**Recorded data**.
--------------------------------

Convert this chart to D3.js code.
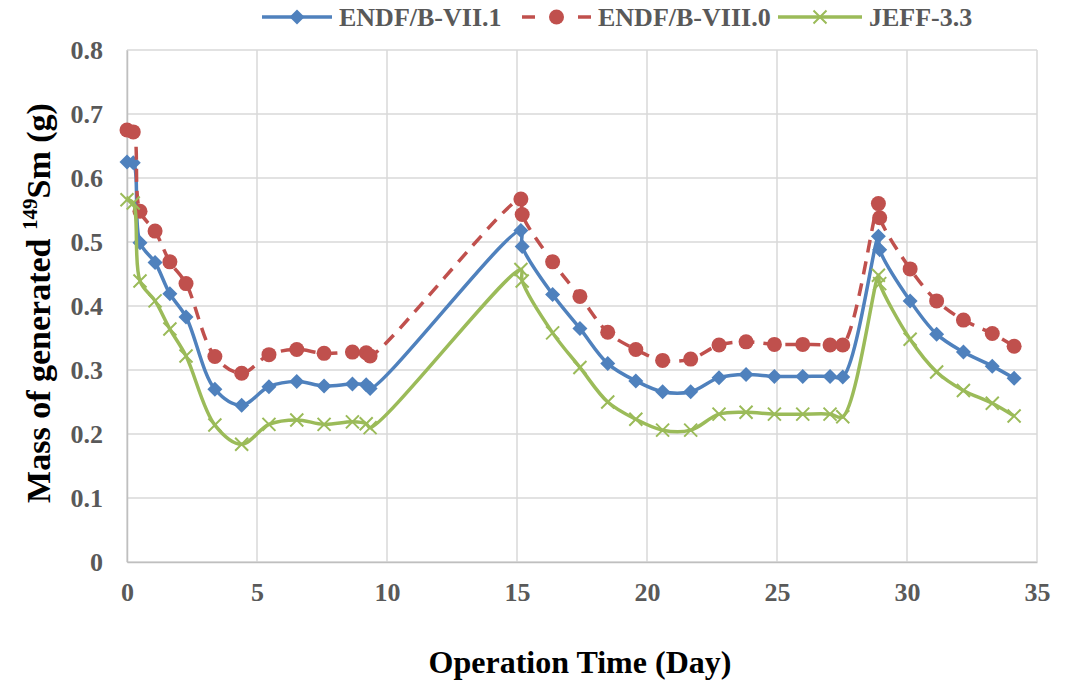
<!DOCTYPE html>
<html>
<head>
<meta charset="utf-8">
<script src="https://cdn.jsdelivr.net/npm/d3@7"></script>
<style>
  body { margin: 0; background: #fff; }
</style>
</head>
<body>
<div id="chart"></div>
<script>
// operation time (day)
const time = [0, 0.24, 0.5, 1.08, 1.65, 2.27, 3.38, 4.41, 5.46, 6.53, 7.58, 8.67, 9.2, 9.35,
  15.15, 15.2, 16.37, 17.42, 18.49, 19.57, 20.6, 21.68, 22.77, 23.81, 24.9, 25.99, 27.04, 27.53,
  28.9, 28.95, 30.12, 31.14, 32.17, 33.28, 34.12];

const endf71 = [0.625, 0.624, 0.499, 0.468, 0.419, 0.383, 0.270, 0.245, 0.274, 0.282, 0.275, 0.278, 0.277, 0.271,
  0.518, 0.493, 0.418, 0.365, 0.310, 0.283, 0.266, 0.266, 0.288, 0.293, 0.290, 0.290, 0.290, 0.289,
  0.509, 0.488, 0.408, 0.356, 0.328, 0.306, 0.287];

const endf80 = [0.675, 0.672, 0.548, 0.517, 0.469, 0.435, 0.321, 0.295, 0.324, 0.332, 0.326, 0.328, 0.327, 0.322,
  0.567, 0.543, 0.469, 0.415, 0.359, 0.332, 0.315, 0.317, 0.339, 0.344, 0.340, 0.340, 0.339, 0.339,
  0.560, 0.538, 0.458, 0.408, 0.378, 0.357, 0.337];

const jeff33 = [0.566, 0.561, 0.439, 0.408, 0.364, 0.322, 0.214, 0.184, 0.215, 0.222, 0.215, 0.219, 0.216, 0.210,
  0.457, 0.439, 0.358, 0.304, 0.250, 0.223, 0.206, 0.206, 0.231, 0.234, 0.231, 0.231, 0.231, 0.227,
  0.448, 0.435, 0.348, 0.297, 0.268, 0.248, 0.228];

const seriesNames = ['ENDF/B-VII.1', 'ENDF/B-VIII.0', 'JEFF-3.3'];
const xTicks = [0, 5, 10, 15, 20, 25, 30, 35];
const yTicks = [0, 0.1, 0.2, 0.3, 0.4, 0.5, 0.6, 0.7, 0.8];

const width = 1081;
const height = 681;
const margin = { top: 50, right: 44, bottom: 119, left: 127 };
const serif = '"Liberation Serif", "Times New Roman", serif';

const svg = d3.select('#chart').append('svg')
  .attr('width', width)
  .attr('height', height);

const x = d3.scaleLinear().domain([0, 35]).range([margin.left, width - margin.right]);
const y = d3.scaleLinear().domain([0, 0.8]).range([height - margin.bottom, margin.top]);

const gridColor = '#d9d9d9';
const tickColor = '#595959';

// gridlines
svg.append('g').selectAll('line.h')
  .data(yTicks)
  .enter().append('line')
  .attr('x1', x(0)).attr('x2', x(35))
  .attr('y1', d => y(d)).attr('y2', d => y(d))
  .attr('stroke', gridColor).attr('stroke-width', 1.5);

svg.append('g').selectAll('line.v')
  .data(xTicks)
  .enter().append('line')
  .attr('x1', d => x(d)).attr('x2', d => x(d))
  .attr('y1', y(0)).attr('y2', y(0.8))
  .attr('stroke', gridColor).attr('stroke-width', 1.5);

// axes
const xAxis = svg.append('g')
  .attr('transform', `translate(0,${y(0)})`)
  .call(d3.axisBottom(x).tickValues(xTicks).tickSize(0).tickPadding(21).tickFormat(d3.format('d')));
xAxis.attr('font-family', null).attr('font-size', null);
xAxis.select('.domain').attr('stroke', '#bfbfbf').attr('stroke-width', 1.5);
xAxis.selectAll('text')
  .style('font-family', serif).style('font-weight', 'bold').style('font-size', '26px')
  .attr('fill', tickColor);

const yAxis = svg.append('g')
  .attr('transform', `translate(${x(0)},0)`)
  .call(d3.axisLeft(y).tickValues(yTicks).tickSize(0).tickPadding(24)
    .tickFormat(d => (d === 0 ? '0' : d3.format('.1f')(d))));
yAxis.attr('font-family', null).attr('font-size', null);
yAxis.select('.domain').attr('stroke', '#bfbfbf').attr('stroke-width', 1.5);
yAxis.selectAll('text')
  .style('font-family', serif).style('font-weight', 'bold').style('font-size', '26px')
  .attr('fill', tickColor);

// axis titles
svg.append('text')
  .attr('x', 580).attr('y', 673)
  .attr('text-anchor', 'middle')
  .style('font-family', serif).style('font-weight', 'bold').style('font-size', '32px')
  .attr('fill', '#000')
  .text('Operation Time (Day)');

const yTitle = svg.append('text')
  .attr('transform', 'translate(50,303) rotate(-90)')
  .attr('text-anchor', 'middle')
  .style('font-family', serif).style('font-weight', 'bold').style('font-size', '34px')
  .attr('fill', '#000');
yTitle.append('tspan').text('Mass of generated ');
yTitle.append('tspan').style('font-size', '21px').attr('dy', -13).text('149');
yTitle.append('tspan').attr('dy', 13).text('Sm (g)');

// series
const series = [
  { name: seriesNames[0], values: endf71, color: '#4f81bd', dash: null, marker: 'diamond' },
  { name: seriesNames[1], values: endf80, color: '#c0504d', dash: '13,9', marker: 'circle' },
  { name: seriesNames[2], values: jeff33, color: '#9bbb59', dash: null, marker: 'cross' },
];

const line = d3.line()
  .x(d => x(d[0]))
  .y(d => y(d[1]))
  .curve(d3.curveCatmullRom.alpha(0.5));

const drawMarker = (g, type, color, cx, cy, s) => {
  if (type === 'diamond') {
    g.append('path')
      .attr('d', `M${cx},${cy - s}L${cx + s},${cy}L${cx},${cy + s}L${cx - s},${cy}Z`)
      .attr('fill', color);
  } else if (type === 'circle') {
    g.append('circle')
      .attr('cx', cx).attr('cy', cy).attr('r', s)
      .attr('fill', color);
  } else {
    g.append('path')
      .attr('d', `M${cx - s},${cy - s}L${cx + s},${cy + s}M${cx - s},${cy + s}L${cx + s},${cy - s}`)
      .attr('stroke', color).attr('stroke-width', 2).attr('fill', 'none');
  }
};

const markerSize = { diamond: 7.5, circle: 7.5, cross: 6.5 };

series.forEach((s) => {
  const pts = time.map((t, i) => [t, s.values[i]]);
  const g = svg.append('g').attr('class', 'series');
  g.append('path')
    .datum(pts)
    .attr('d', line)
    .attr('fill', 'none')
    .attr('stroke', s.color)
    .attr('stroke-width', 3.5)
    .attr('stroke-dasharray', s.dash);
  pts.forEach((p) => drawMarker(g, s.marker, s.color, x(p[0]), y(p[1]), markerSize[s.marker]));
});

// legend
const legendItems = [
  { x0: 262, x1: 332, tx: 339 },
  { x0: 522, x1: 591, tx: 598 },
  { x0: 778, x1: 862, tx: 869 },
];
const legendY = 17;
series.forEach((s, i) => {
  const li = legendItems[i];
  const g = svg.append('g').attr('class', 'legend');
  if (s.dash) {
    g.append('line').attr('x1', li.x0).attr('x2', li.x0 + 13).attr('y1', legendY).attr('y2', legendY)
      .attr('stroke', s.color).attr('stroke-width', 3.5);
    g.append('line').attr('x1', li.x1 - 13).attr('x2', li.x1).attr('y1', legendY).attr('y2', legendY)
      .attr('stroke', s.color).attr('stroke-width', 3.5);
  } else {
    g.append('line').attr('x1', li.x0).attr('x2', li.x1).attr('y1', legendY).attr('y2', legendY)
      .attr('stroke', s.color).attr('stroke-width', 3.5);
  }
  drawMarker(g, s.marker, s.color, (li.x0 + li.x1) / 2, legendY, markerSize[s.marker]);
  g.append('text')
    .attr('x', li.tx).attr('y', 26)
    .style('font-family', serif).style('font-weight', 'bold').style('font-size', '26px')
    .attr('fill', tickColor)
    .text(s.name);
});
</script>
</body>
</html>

--------------------------------

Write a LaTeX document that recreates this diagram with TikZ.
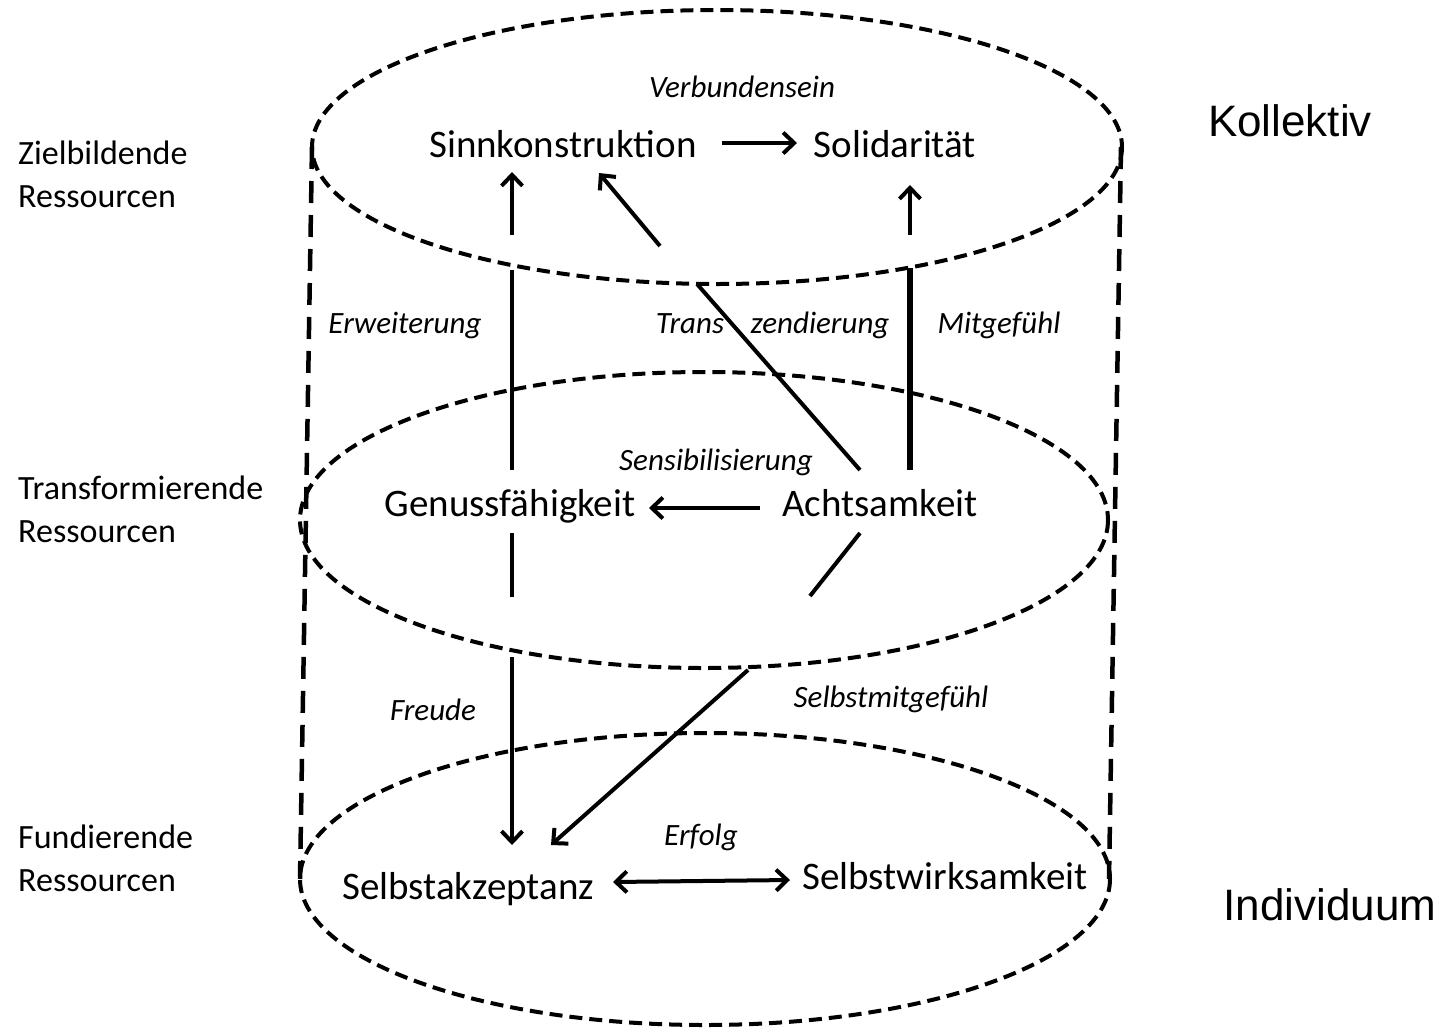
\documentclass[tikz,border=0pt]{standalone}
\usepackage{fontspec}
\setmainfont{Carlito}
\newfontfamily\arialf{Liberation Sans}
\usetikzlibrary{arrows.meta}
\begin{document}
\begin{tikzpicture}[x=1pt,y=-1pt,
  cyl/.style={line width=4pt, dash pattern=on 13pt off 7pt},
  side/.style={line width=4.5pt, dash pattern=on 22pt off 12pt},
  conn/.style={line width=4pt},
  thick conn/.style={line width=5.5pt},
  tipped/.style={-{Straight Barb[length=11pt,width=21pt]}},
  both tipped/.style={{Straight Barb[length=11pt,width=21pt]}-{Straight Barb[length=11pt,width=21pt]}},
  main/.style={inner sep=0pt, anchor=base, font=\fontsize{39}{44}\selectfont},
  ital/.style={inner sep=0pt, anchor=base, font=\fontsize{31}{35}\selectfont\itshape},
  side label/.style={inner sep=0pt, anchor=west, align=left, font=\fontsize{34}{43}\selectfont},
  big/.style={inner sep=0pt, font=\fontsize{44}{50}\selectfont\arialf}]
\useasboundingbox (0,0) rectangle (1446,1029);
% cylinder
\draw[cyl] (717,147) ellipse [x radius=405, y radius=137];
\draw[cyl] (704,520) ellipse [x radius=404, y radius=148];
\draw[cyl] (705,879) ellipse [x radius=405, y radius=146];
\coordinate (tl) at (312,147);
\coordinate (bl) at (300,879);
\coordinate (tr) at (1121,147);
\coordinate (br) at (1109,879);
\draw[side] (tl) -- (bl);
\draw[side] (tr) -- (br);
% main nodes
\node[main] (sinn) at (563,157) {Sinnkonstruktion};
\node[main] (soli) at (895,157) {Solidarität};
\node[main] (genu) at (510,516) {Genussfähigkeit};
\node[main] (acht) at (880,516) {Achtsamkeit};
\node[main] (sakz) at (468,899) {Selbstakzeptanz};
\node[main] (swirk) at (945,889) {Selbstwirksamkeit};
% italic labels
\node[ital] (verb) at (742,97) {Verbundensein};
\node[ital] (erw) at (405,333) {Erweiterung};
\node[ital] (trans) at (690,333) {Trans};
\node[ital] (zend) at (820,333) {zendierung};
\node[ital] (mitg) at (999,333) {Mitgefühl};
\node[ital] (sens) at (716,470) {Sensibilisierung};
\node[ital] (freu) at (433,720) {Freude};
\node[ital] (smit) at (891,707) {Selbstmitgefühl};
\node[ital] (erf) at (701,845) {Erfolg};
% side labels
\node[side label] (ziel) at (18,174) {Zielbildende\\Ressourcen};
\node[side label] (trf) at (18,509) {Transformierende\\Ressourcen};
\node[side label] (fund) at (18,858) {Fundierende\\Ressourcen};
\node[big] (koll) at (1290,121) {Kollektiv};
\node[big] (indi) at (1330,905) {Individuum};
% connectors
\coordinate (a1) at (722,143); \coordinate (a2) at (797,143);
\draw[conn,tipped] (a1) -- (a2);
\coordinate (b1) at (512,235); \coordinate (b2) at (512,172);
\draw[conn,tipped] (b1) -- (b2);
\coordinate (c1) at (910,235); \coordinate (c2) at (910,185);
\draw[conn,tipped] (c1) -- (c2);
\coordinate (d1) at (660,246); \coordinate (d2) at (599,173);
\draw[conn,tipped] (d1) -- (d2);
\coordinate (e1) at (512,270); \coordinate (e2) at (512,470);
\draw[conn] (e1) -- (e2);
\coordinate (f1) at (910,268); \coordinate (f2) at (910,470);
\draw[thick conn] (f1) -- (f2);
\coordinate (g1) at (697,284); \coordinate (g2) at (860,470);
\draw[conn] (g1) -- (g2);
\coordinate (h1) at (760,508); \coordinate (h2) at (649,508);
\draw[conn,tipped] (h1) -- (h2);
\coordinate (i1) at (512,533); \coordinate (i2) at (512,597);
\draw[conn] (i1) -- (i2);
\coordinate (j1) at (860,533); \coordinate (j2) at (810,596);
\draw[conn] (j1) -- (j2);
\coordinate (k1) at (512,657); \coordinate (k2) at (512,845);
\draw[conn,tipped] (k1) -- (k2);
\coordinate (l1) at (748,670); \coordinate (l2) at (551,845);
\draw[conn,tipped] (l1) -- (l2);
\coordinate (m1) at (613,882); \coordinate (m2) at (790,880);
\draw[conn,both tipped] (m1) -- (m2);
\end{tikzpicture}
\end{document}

--------------------------------

Skip all pictures and retype only the stretch from the line that holds "Convert this chart to D3.js code." through the line that holds "28.9, 28.95, 30.12, 31.14, 32.17, 33.28, 34.12];", exactly as written.

**Task response**.
Convert this chart to D3.js code.
<!DOCTYPE html>
<html>
<head>
<meta charset="utf-8">
<script src="https://cdn.jsdelivr.net/npm/d3@7"></script>
<style>
  body { margin: 0; background: #fff; }
</style>
</head>
<body>
<div id="chart"></div>
<script>
// operation time (day)
const time = [0, 0.24, 0.5, 1.08, 1.65, 2.27, 3.38, 4.41, 5.46, 6.53, 7.58, 8.67, 9.2, 9.35,
  15.15, 15.2, 16.37, 17.42, 18.49, 19.57, 20.6, 21.68, 22.77, 23.81, 24.9, 25.99, 27.04, 27.53,
  28.9, 28.95, 30.12, 31.14, 32.17, 33.28, 34.12];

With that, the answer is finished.